Can you provide the trajectory and network that you use? The log shows that the first two points are not found to be connected. 12150,12149

The normal log of the example looks like this

[trace][stmatch_algorithm.cpp:132] Optimal path size 6
[debug][stmatch_algorithm.cpp:287] Build cpath from optimal candidate path
[trace][stmatch_algorithm.cpp:295] Insert index 0
[trace][stmatch_algorithm.cpp:300] Check a 8 b 11
[trace][network_graph.cpp:56 ] Shortest path starts
[trace][stmatch_algorithm.cpp:309] Edges found 
[trace][stmatch_algorithm.cpp:316] Insert index 1
[trace][stmatch_algorithm.cpp:300] Check a 11 b 18
[trace][network_graph.cpp:56 ] Shortest path starts
[trace][network_graph.cpp:163] Backtrack starts
[trace][network_graph.cpp:174] u 5 d 0 v 6 d 1 cost 1
[trace][network_graph.cpp:190] Find edge from 4 to 5 cost 1
[trace][network_graph.cpp:198]   Check Edge from 4 to 0 cost 1
[trace][network_graph.cpp:198]   Check Edge from 4 to 7 cost 1
[trace][network_graph.cpp:198]   Check Edge from 4 to 5 cost 1
[trace][network_graph.cpp:202]   Found edge idx 12 id 13
[trace][stmatch_algorithm.cpp:309] Edges found 12
[trace][stmatch_algorithm.cpp:316] Insert index 3
[trace][stmatch_algorithm.cpp:300] Check a 18 b 18
[trace][stmatch_algorithm.cpp:319] Insert index 3
[trace][stmatch_algorithm.cpp:300] Check a 18 b 20
[trace][network_graph.cpp:56 ] Shortest path starts
[trace][stmatch_algorithm.cpp:309] Edges found 
[trace][stmatch_algorithm.cpp:316] Insert index 4
[trace][stmatch_algorithm.cpp:300] Check a 20 b 24
[trace][network_graph.cpp:56 ] Shortest path starts
[trace][stmatch_algorithm.cpp:309] Edges found 
[trace][stmatch_algorithm.cpp:316] Insert index 5
[debug][stmatch_algorithm.cpp:323] Build cpath from optimal candidate path done
[trace][stmatch_algorithm.cpp:149] Opath is 8,11,18,18,20,24
[trace][stmatch_algorithm.cpp:150] Indices is 0,1,3,3,4,5
[trace][stmatch_algorithm.cpp:151] Complete path is 8,11,13,18,20,24
[trace][geom_algorithm.cpp:354] Offset1 0.200812 Offset2 1
[trace][geom_algorithm.cpp:354] Offset1 0 Offset2 0.376624
[info][stmatch_app.cpp:81 ] MM process finished
[info][stmatch_app.cpp:87 ] Time takes 0.149
[info][stmatch_app.cpp:88 ] Time takes excluding input 0.149
[info][stmatch_app.cpp:90 ] Finish map match total points 17 matched 17
[info][stmatch_app.cpp:91 ] Matched percentage: 1
[info][stmatch_app.cpp:92 ] Point match speed: 114.094
[info][stmatch_app.cpp:94 ] Point match speed (excluding input): 114.094
[info][stmatch_app.cpp:95 ] Time takes 0.149
cweber9843 commented 4 years ago

Ah, it is this line showing they are not connected: [trace][stmatch_algorithm.cpp:300] Check a 12150 b 12149? ...but this also shows up in the example log...

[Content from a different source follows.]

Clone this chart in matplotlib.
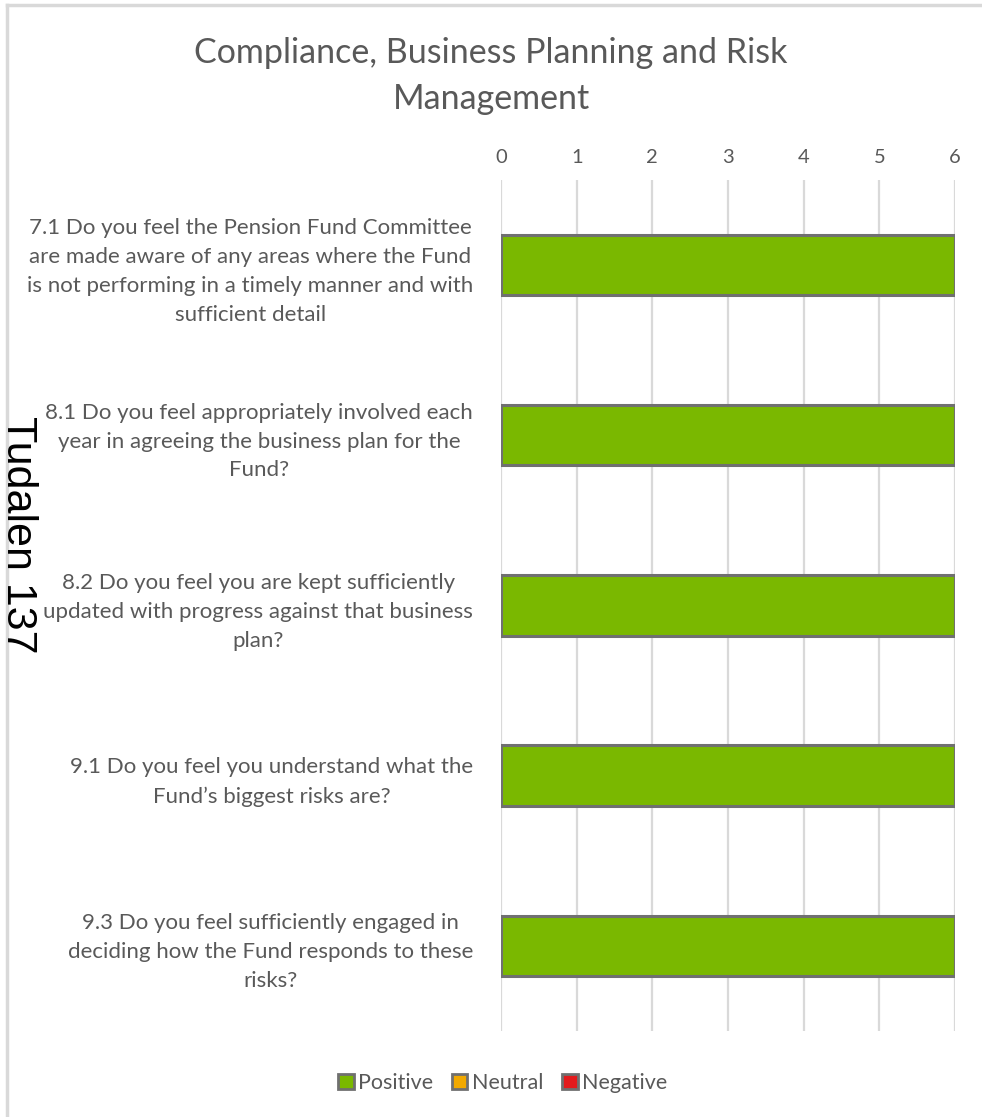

Here is the data, the network in the shapefile and the data in the csv: minimal_example_data.zip

cyang-kth commented 4 years ago

@cweber9843

The problem with your network is that you need to reverse the geometry and the source target fields. The ID of the two reverse edges should also be different.

If one edge is id 1 from source 1 to target 2 
the reverse edge should be id (other than 1) from source 2 to target 1. 
cweber9843 commented 4 years ago

Yes! That was it, thank you very much. I thought the naming of source and target would be arbitrary, since the geometry gives the direction. Renaming source and target in addition to reversing the geometry then would compensate itself - but obviously this was wrong.

Now I get the expected results, and even the trailing ends are gone. Great work, and thanks for the help!